On Wednesday, bin strikes began in a further 13 Scottish local authorities following action taken in Edinburgh.
Unions have rejected a revised pay off of 5% from COSLA – the body which represents councils in Scotland.
They are calling for a higher offer to be made to help workers cope with the rising cost of living.
Deputy first minister John Swinney has urged local authority leaders to engage in talks to resolve the issue.
COSLA resources spokesperson, councillor Katie Hagmann, said the body has “done everything possible” to put forward the best offer it can.
“As council leaders have said consistently – we absolutely value and are grateful to our workforce,” she said.
“We fully understand that our trade union colleagues want the best possible deal for their members – especially given the concerns many within our workforce have around the cost of living crisis we are currently facing.
“That is why we as employers have done everything possible to put the best offer we can to them in the context of the extremely challenging financial circumstances Scotland’s councils have been and are continuing to face.”
Hagmann claimed that the offer amounts to one of the best offers “in decades” for local government workers.
“The reality of this new offer is that the lowest paid 12% of our workforce will get more than a 5% increase meaning that those on the Scottish Local Government Living Wage will see an overall 7.36% increase,” she said.
“This amounts to one of, if not the best offer in decades for Scottish local government workers during some of the most trying times for councils to continue to deliver the everyday essential services that our communities rely on.
“It is an offer made in good faith, which as far as we can in the current circumstances, tries to ensure that our lowest paid workers are protected from the cost of living crisis, raising the minimum hourly rate for the lowest paid within the workforce to £10.50 per hour.

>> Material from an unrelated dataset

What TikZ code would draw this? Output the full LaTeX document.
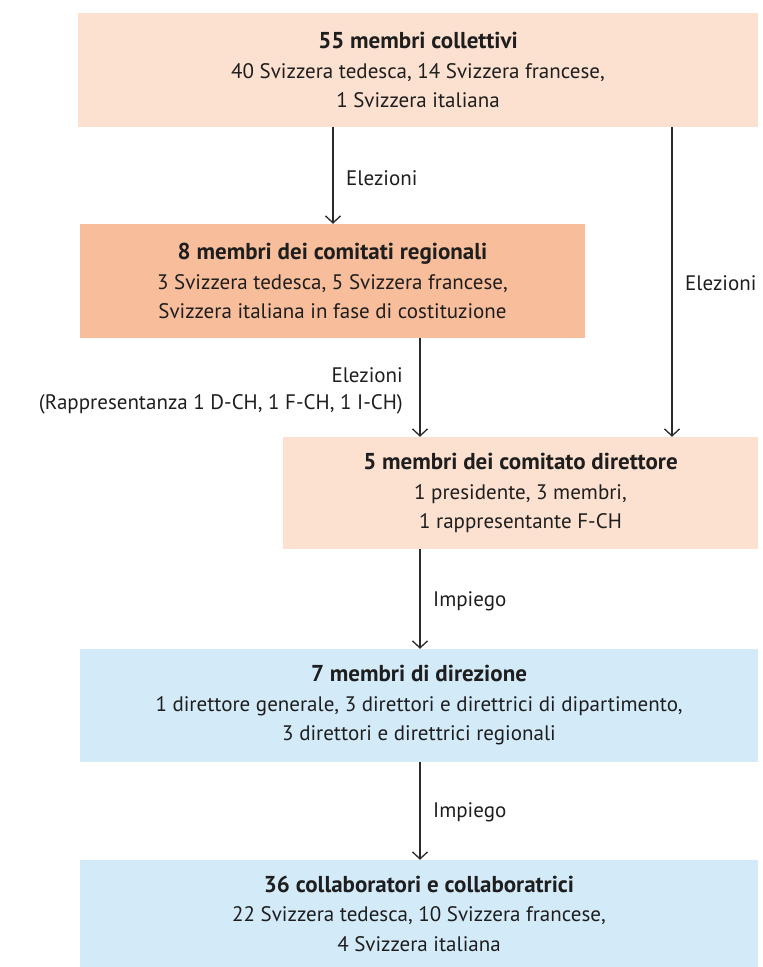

“It seeks, as far as possible, to ensure sustainable long term secure employment. On that basis we look forward to continuing constructive discussions with our trade union partners.”

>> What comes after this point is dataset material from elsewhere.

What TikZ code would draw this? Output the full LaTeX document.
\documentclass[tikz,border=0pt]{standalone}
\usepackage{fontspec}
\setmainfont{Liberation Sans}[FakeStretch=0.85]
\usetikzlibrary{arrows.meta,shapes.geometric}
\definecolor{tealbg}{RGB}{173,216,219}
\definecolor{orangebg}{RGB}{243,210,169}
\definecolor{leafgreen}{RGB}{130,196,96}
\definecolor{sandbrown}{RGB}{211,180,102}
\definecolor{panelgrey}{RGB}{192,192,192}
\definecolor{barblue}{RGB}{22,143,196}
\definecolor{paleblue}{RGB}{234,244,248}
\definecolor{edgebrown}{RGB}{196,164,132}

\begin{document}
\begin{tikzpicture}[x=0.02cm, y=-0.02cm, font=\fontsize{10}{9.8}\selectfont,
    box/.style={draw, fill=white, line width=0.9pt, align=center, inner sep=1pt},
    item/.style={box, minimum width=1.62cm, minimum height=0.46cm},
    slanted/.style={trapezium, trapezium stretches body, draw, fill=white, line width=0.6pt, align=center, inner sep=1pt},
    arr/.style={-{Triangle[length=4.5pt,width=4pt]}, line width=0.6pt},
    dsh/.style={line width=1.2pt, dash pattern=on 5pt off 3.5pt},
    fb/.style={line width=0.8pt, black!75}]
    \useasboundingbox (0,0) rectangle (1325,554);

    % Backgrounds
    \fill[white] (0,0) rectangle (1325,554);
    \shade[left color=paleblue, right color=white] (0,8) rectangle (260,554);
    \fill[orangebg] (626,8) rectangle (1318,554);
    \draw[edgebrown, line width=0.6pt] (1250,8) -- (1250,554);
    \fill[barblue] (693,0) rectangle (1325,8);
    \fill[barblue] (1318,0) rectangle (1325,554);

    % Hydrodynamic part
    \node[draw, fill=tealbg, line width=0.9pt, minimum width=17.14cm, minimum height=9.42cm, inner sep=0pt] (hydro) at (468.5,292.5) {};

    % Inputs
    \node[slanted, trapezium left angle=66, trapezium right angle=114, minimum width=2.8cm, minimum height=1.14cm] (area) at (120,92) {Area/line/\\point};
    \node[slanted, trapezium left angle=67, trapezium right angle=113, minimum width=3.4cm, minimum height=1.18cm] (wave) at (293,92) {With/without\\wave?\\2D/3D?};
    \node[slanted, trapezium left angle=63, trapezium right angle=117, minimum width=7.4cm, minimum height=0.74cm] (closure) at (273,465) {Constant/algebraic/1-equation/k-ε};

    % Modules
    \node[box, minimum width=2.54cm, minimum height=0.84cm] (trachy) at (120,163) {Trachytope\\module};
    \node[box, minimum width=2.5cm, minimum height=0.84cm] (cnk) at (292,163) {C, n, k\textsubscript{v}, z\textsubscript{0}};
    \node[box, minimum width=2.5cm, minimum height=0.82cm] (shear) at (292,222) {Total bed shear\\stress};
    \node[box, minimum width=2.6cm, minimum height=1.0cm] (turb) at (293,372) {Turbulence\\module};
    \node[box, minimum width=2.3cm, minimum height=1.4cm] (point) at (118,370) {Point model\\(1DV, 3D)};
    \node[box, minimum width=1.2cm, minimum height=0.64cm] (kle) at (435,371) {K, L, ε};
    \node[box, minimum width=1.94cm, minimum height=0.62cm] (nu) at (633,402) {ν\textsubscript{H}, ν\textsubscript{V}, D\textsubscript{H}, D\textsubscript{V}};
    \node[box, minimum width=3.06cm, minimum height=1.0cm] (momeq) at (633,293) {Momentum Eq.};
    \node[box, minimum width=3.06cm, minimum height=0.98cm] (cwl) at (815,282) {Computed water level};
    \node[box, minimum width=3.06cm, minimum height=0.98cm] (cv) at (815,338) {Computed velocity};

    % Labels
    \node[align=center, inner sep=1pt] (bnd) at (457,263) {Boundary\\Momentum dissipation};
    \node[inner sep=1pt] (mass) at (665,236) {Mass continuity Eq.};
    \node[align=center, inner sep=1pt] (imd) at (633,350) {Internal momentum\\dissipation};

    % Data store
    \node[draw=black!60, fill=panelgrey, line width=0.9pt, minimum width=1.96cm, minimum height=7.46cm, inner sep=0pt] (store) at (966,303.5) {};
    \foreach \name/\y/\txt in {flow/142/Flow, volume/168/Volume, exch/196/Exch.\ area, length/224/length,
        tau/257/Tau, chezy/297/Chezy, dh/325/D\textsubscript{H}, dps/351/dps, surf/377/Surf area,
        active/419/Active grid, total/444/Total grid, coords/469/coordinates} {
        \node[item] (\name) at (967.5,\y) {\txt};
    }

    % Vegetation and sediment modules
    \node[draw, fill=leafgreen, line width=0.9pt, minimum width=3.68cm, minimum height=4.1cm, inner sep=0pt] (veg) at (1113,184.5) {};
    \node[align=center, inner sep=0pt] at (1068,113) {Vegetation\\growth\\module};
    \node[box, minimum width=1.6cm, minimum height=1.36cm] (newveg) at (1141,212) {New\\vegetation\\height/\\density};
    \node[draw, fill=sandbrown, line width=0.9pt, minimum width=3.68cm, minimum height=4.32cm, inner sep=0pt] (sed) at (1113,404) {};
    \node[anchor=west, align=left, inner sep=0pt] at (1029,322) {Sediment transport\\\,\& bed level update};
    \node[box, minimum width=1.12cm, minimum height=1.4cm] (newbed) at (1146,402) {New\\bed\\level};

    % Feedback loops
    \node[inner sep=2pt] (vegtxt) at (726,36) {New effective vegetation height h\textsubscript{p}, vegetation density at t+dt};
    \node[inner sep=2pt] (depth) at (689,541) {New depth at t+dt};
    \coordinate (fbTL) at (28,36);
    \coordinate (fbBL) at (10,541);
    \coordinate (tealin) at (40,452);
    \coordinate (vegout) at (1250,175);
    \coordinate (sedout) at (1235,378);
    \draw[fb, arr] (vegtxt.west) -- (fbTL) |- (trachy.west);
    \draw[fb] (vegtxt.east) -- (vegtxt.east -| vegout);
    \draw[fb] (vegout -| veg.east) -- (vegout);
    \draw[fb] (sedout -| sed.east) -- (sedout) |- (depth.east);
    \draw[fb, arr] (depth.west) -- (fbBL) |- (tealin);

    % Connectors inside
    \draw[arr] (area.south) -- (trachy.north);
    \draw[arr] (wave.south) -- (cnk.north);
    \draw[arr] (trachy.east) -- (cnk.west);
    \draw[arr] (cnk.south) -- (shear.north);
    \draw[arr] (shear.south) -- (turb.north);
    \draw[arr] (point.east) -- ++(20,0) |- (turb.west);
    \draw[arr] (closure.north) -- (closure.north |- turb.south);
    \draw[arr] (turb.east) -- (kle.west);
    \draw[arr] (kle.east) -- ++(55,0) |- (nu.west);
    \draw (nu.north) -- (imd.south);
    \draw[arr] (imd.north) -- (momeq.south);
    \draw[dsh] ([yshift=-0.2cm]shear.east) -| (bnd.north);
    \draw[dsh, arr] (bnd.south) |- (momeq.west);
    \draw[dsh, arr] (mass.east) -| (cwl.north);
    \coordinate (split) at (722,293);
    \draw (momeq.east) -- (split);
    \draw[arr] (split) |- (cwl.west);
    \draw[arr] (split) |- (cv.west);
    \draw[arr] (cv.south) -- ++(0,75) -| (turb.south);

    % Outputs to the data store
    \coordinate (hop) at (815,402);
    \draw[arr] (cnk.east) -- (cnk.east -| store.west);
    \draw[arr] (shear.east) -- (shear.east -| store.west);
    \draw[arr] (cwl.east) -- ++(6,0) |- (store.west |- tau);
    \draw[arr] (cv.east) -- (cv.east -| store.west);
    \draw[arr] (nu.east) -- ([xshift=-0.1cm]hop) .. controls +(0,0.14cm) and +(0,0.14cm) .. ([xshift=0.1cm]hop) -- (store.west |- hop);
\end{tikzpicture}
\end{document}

Wendy Dunsmore, Unite industrial officer, said: “Constructive talks have now finished involving the trade unions and the deputy First Minister, John Swinney.
“The trade unions were informed that the DFM would now engage COSLA on a mechanism which could facilitate funding but that this would not come directly from the Scottish Government.
“It would include examining fiscal flexibilities and areas of ring-fenced funding. We acknowledge that this is movement but there is no new offer on the table and the strikes continue.
“The trade unions are requesting that the Scottish Government directly engage in these negotiations involving COSLA and ourselves in an effort to resolve this dispute.”
Johanna Baxter, UNISON head of local government said: “We have held detailed constructive talks with Deputy First Minister this evening at St Andrews House.
“We welcome that he listened to UNISON concerns and was keen to explore how he could support getting council pay talks pay back on track.
“We were clear that we need to rethink not only the construction of the pay offer, so that those on the lowest incomes are fairly treated, we also need to explore ways in which we can increase the overall cash available to come to a fair offer.
“There was a general agreement that only two negotiating meetings in eight months on pay was not acceptable, and better processes need to be put in place to facilitate finding speedier solutions on pay.
“Although we do not have an offer today UNISON will continue to work with the deputy First Minister and COSLA to find a way forward towards a solution that benefits all our members.”